In fact, in Australia, it is a well-settled law that employees owe certain duties to their employer, not least of which is their duty not to disclose or use their employer’s confidential information inappropriately. Australia. Primarily, employees have a duty of loyalty, fidelity and good faith arising from the employee-employer relationship. Employees are also often under express contractual obligations not to disclose or misuse their employer’s confidential information and equitable principles oblige an employee not to misuse confidential information of an employer. Finally, legislation, principally the Corporations Act 2001 (Cth),prohibits directors and officers from misusing confidential information for their own benefit. It is a breach of the duty of good faith for an employee to be engaged in competition with his employer. Competitive activity during his employer’s time will almost certainly amount to a breach.

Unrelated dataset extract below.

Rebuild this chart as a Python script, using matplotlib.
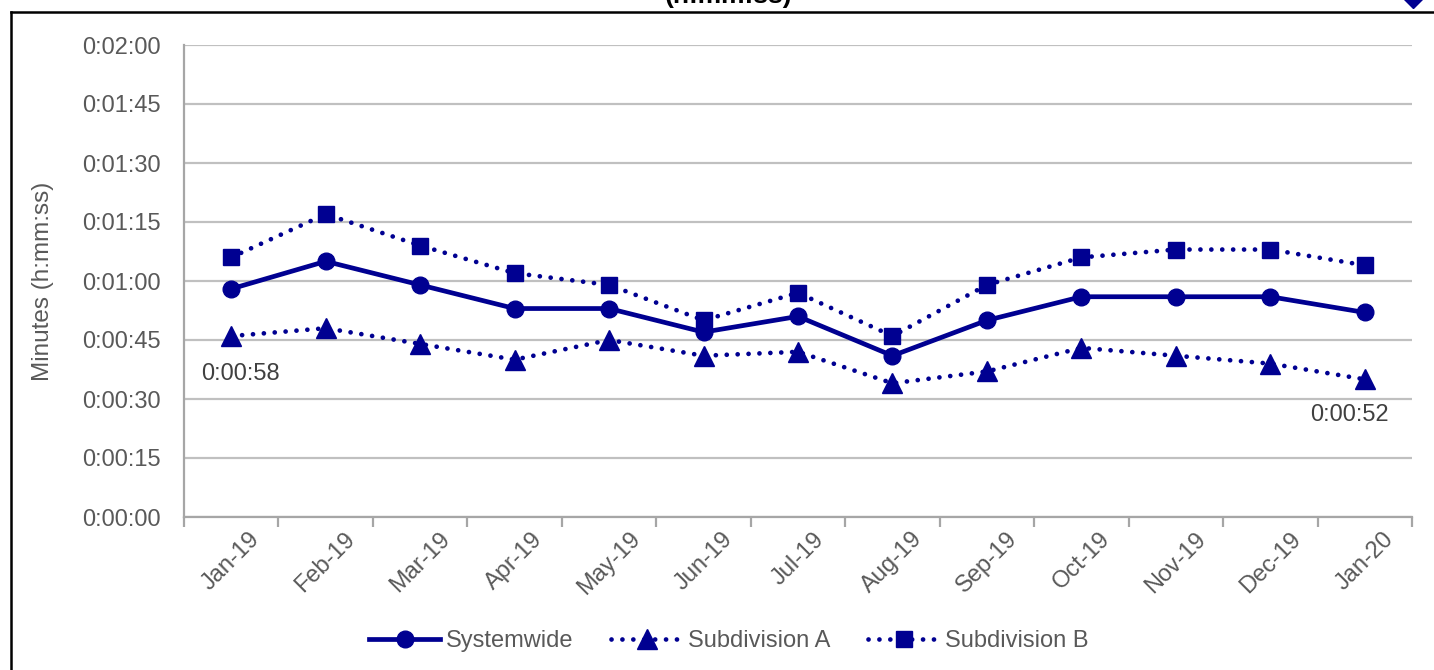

Save in exceptional cases, this is also likely to follow where competition is in the employee’s spare time: see Hivac. “The employee must act in good faith; he must not make a profit out of his trust; he must not place himself in a position where his duty and his interest may conflict; he may not act for his own benefit or the benefit of a third party without the informed consent of his employer.”If you are an employee proposing to set up in competition with your employer, you should not use or take with you records relating to your employer’s business or use any sensitive information such as costs, formulae, processing or financial information taken from your employer. All such information should be obtained from public sources or independently from suppliers. If you are an employer, you should:
Remind departing employees of their contractual, general law and statutory obligations and ensure that employees deliver up or destroy all documents (including electronic records) that contain the employer’s confidential information. You should also check departing employees’ emails and company computer files; and Impose post-employment restraints on employees to prevent them from developing a business in competition with their former employer for a specified period of time as part of their employment contracts.